# Task to carry out
Quote the data exactly, first line to the line containing "const rows = categories.map((c, i)", with no pictures.

# Dataset content
------------------------------------------------

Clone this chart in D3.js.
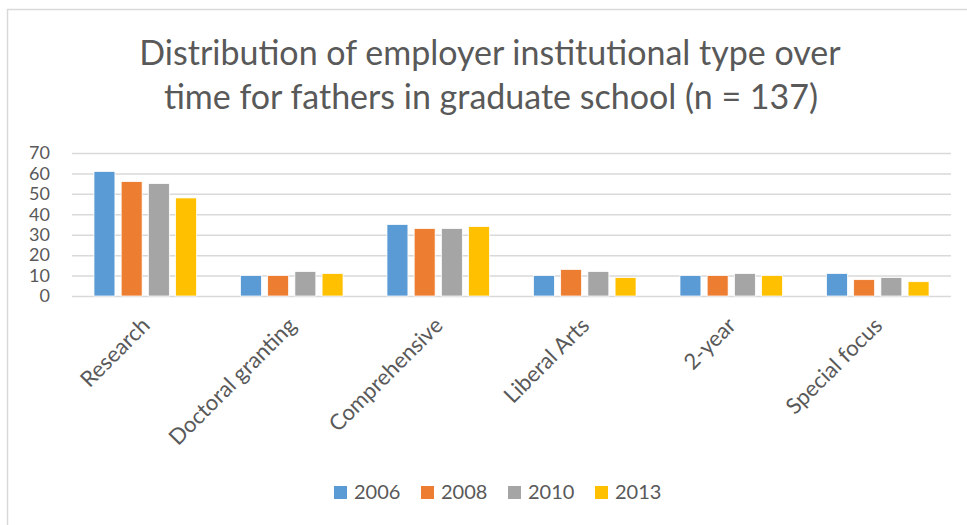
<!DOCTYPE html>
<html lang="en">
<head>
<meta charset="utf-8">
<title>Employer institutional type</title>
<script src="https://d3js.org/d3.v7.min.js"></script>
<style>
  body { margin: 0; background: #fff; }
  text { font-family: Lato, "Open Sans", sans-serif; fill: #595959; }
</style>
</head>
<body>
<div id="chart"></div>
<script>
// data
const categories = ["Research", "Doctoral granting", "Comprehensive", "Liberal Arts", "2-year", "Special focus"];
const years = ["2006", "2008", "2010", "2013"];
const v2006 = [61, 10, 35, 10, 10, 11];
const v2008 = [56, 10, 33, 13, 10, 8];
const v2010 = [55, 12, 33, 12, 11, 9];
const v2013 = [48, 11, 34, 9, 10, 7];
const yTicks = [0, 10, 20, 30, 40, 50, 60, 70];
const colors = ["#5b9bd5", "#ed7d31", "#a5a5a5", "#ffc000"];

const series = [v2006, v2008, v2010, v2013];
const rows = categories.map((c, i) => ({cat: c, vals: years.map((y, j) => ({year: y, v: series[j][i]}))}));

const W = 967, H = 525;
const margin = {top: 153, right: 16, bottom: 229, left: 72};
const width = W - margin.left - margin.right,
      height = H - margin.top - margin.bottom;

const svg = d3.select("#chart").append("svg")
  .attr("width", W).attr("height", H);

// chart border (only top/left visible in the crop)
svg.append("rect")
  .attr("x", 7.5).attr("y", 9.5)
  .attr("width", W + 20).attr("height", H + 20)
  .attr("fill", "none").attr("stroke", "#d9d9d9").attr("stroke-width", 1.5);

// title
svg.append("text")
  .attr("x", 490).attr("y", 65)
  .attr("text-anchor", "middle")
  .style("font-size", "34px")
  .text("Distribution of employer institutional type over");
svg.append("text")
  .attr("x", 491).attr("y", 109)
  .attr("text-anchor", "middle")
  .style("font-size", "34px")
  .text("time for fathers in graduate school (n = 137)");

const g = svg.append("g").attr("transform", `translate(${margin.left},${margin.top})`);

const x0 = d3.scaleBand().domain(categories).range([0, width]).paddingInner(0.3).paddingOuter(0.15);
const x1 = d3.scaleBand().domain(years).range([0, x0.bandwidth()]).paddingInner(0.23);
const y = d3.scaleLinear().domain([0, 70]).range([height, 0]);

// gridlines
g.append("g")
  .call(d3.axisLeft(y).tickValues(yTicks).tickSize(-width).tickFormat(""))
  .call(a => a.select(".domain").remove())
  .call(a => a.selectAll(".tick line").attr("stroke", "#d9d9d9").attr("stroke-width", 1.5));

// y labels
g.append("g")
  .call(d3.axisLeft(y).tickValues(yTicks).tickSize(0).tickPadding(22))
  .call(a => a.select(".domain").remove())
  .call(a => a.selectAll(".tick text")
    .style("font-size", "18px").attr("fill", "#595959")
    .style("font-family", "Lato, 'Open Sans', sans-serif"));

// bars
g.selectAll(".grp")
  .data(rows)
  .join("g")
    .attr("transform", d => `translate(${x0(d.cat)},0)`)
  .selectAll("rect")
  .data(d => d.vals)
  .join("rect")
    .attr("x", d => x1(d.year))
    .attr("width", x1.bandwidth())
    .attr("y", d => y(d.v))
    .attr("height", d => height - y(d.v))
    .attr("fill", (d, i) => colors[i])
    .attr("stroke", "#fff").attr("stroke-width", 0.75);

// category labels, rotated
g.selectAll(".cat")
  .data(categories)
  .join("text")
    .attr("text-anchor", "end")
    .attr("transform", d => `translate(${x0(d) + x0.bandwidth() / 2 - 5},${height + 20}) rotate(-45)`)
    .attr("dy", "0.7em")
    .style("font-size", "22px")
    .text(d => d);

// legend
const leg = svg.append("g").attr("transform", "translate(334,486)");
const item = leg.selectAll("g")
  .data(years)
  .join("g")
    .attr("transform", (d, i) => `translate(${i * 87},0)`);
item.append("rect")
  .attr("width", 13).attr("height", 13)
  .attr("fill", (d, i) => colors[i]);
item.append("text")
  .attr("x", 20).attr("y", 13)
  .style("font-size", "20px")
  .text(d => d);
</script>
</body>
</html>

------------------------------------------------

# Finished answer
Clone this chart in D3.js.
<!DOCTYPE html>
<html lang="en">
<head>
<meta charset="utf-8">
<title>Employer institutional type</title>
<script src="https://d3js.org/d3.v7.min.js"></script>
<style>
  body { margin: 0; background: #fff; }
  text { font-family: Lato, "Open Sans", sans-serif; fill: #595959; }
</style>
</head>
<body>
<div id="chart"></div>
<script>
// data
const categories = ["Research", "Doctoral granting", "Comprehensive", "Liberal Arts", "2-year", "Special focus"];
const years = ["2006", "2008", "2010", "2013"];
const v2006 = [61, 10, 35, 10, 10, 11];
const v2008 = [56, 10, 33, 13, 10, 8];
const v2010 = [55, 12, 33, 12, 11, 9];
const v2013 = [48, 11, 34, 9, 10, 7];
const yTicks = [0, 10, 20, 30, 40, 50, 60, 70];
const colors = ["#5b9bd5", "#ed7d31", "#a5a5a5", "#ffc000"];

const series = [v2006, v2008, v2010, v2013];
const rows = categories.map((c, i) => ({cat: c, vals: years.map((y, j) => ({year: y, v: series[j][i]}))}));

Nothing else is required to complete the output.